I snuck into beseiged Warsaw back in ‘82 posing as a sports reporter. A couple of captured Brit hacks were in various stages of decomposition in some lubiyanka or another. My old Fleet Street Cricket Club chum Greg Miskiw was one.

The Communists had been forced to allow the English Under 21 footie team into the country under martial law, at pain of being kicked out of world soccer sine die.

The proles were revolting and to lose Matchski of the Day could have really brought the wall tumbling down.

So in we go undercover. Meet Michael of Solidarity in the third cubicle to the right in the airport loo, sign the forms, swap a tenner for eight trillion blackmarket zlotys and Lech’s your uncle.

I’m an honorary member of the most romantic outlawed political movement in the world running on a bent visa and I could be banged up for life if I get caught. Another wódka please.

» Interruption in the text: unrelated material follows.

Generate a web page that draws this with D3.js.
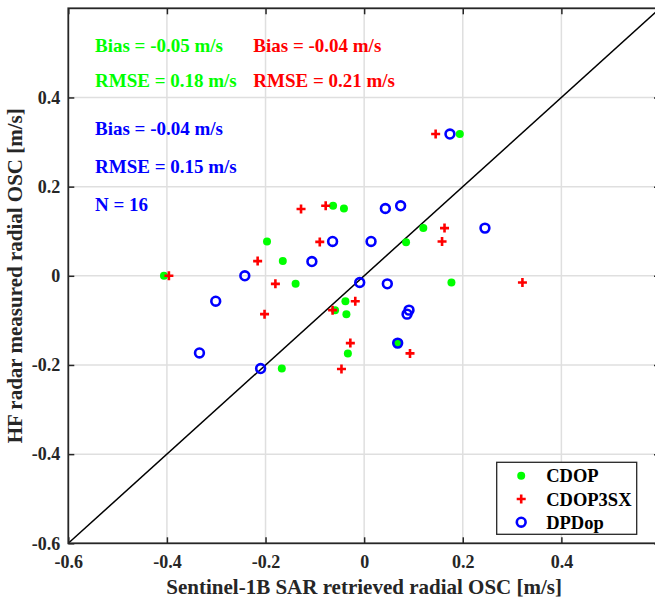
<!DOCTYPE html>
<html lang="en">
<head>
    <meta charset="UTF-8">
    <title>SAR vs HF radar radial OSC</title>
    <script src="https://d3js.org/d3.v7.min.js" charset="utf-8"></script>
    <style>
        body {
            margin: 0;
            background: white;
        }
        svg {
            background: white;
            font-family: 'Liberation Serif', 'Times New Roman', serif;
            font-weight: bold;
        }
    </style>
</head>
<body>
    <div id="scatter"></div>
    <script>
        var svgwidth = 655;
        var svgheight = 600;

        // plot box (right edge runs slightly past the picture, as in the original)
        var boxLeft = 68.3, boxTop = 8.3, boxRight = 660, boxBottom = 543.3;

        // values (m/s)
        var cdopX = [-0.063, -0.041, -0.197, -0.165, -0.406, -0.139, -0.059, -0.167,
                     0.194, 0.120, 0.085, 0.177, -0.038, -0.036, 0.068, -0.033];
        var cdopY = [0.157, 0.151, 0.077, 0.033, 0.000, -0.018, -0.077, -0.208,
                     0.318, 0.107, 0.075, -0.015, -0.057, -0.086, -0.151, -0.174];

        var cdop3sxX = [-0.128, -0.078, -0.090, -0.216, -0.396, -0.180, -0.202, -0.064,
                        0.145, 0.163, 0.158, 0.321, -0.018, -0.028, 0.093, -0.046];
        var cdop3sxY = [0.150, 0.157, 0.076, 0.033, 0.000, -0.018, -0.086, -0.077,
                        0.318, 0.107, 0.077, -0.015, -0.057, -0.151, -0.174, -0.209];

        var dpdopX = [-0.064, -0.106, -0.242, -0.301, -0.334, -0.210, 0.174, 0.043,
                      0.074, 0.014, 0.245, -0.009, 0.047, 0.091, 0.087, 0.068];
        var dpdopY = [0.077, 0.032, 0.000, -0.057, -0.173, -0.208, 0.318, 0.151,
                      0.157, 0.077, 0.107, -0.015, -0.018, -0.077, -0.086, -0.151];

        var xTicks = [-0.6, -0.4, -0.2, 0, 0.2, 0.4];
        var yTicks = [-0.6, -0.4, -0.2, 0, 0.2, 0.4];
        var gridTicks = [-0.4, -0.2, 0, 0.2, 0.4];

        var seriesNames = ['CDOP', 'CDOP3SX', 'DPDop'];
        var seriesColors = ['#00ff00', '#ff0000', '#0000ff'];
        var biasText = ['Bias = -0.05 m/s', 'Bias = -0.04 m/s', 'Bias = -0.04 m/s'];
        var rmseText = ['RMSE = 0.18 m/s', 'RMSE = 0.21 m/s', 'RMSE = 0.15 m/s'];
        var countText = 'N = 16';

        var svg = d3.select('#scatter').append('svg')
            .attr('width', svgwidth)
            .attr('height', svgheight);

        var x = d3.scaleLinear().domain([-0.6, 0.6]).range([boxLeft, boxRight]);
        var y = d3.scaleLinear().domain([-0.6, 0.6]).range([boxBottom, boxTop]);

        var tickFmt = d => d === 0 ? '0' : d.toFixed(1);

        // grid lines
        var grid = svg.append('g').attr('stroke', '#dfdfdf').attr('stroke-width', 1.5);
        grid.selectAll('.gx').data(gridTicks).enter().append('line')
            .attr('x1', d => x(d)).attr('x2', d => x(d))
            .attr('y1', boxTop).attr('y2', boxBottom);
        grid.selectAll('.gy').data(gridTicks).enter().append('line')
            .attr('y1', d => y(d)).attr('y2', d => y(d))
            .attr('x1', boxLeft).attr('x2', boxRight);

        // 1:1 line
        var line = d3.line().x(d => x(d)).y(d => y(d));
        svg.append('path')
            .datum([-0.6, 0.6])
            .attr('d', line)
            .attr('fill', 'none')
            .attr('stroke', 'black')
            .attr('stroke-width', 1.5);

        // axes, ticks pointing inward like matlab
        function styleAxis(g) {
            g.select('.domain').remove();
            g.selectAll('.tick line').attr('stroke', '#262626').attr('stroke-width', 1.5);
            g.selectAll('.tick text')
                .attr('fill', '#262626')
                .style('font-family', "'Liberation Serif', 'Times New Roman', serif")
                .style('font-weight', 'bold')
                .style('font-size', '18px');
        }

        svg.append('g')
            .attr('transform', 'translate(0,' + boxBottom + ')')
            .call(d3.axisBottom(x).tickValues(xTicks).tickFormat(tickFmt)
                .tickSizeInner(-6).tickSizeOuter(0).tickPadding(12))
            .call(styleAxis);

        svg.append('g')
            .attr('transform', 'translate(' + boxLeft + ',0)')
            .call(d3.axisLeft(y).tickValues(yTicks).tickFormat(tickFmt)
                .tickSizeInner(-6).tickSizeOuter(0).tickPadding(8))
            .call(styleAxis);

        // top and right ticks (no labels)
        svg.append('g')
            .attr('transform', 'translate(0,' + boxTop + ')')
            .call(d3.axisTop(x).tickValues(xTicks).tickFormat('')
                .tickSizeInner(-6).tickSizeOuter(0))
            .call(styleAxis);

        svg.append('g')
            .attr('transform', 'translate(' + boxRight + ',0)')
            .call(d3.axisRight(y).tickValues(yTicks).tickFormat('')
                .tickSizeInner(-6).tickSizeOuter(0))
            .call(styleAxis);

        // box
        svg.append('rect')
            .attr('x', boxLeft)
            .attr('y', boxTop)
            .attr('width', boxRight - boxLeft)
            .attr('height', boxBottom - boxTop)
            .attr('fill', 'none')
            .attr('stroke', '#262626')
            .attr('stroke-width', 1.8);

        // markers
        function zip(xs, ys) { return xs.map((v, i) => [v, ys[i]]); }

        svg.append('g').selectAll('circle')
            .data(zip(cdopX, cdopY))
            .enter().append('circle')
            .attr('cx', d => x(d[0]))
            .attr('cy', d => y(d[1]))
            .attr('r', 4)
            .attr('fill', seriesColors[0]);

        var plus = 'M-4.5,0H4.5M0,-4.5V4.5';
        svg.append('g').selectAll('path')
            .data(zip(cdop3sxX, cdop3sxY))
            .enter().append('path')
            .attr('transform', d => 'translate(' + x(d[0]) + ',' + y(d[1]) + ')')
            .attr('d', plus)
            .attr('stroke', seriesColors[1])
            .attr('stroke-width', 2.6);

        svg.append('g').selectAll('circle')
            .data(zip(dpdopX, dpdopY))
            .enter().append('circle')
            .attr('cx', d => x(d[0]))
            .attr('cy', d => y(d[1]))
            .attr('r', 4.4)
            .attr('fill', 'none')
            .attr('stroke', seriesColors[2])
            .attr('stroke-width', 2.6);

        // statistics text
        var stats = svg.append('g').style('font-size', '19px');
        var statX = [95, 253.3, 95];
        var biasY = [52, 52, 135];
        var rmseY = [86.7, 86.7, 173.3];
        seriesNames.forEach(function(name, i) {
            stats.append('text').attr('x', statX[i]).attr('y', biasY[i])
                .attr('fill', seriesColors[i]).text(biasText[i]);
            stats.append('text').attr('x', statX[i]).attr('y', rmseY[i])
                .attr('fill', seriesColors[i]).text(rmseText[i]);
        });
        stats.append('text').attr('x', 95).attr('y', 210.7)
            .attr('fill', seriesColors[2]).text(countText);

        // axis titles
        svg.append('text')
            .attr('x', (boxLeft + 660) / 2)
            .attr('y', 594)
            .attr('text-anchor', 'middle')
            .attr('fill', '#262626')
            .style('font-size', '21px')
            .text('Sentinel-1B SAR retrieved radial OSC [m/s]');

        svg.append('text')
            .attr('transform', 'translate(22,' + (boxTop + boxBottom) / 2 + ') rotate(-90)')
            .attr('text-anchor', 'middle')
            .attr('fill', '#262626')
            .style('font-size', '21px')
            .text('HF radar measured radial OSC [m/s]');

        // legend
        var legend = svg.append('g').attr('transform', 'translate(496.7,462.3)');
        legend.append('rect')
            .attr('width', 140)
            .attr('height', 72)
            .attr('fill', 'white')
            .attr('stroke', '#262626')
            .attr('stroke-width', 1.3);

        var rows = legend.selectAll('.row')
            .data(seriesNames)
            .enter().append('g')
            .attr('class', 'row')
            .attr('transform', (d, i) => 'translate(0,' + (13.5 + i * 23.2) + ')');

        rows.filter((d, i) => i === 0).append('circle')
            .attr('cx', 24.5).attr('r', 4).attr('fill', seriesColors[0]);
        rows.filter((d, i) => i === 1).append('path')
            .attr('transform', 'translate(24.5,0)')
            .attr('d', plus).attr('stroke', seriesColors[1]).attr('stroke-width', 2.6);
        rows.filter((d, i) => i === 2).append('circle')
            .attr('cx', 24.5).attr('r', 4.4).attr('fill', 'none')
            .attr('stroke', seriesColors[2]).attr('stroke-width', 2.6);

        rows.append('text')
            .attr('x', 49.5)
            .attr('y', 6.5)
            .attr('fill', 'black')
            .style('font-size', '18.5px')
            .text(d => d);
    </script>
</body>
</html>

I’m in. Quick chat with Archbishop Glemp, a word with Wałęsa through the prison fence, some in-depth briefing from the so-Solidarity crew around Old Town hostelries and a sleigh ride back to the Inter-Continental before 8pm or face instant incarceration.

The game was drawn. A couple of world exclusives rattled the headlines (I was working for the Reuters organisation, so the reality of life under the jackboot went out globally on the wires to every media outlet on the planet).

Mission to inform accomplished. And lifelong relationships and love for the country and its heroic people established.

I will always remember knocking back tumblers of the colourless stuff at Stansted airport with a couple of hearty Poles while waiting for clearance to depart to the dark heart of the closed country. Legless take off. Painless.

Tannoy: “Would our friend in seat 34B pliz come to the cockpit.” It was my friends from the bar. Pilot and Co-pilot. And we had another drink.…

The Poles have always been great pilots.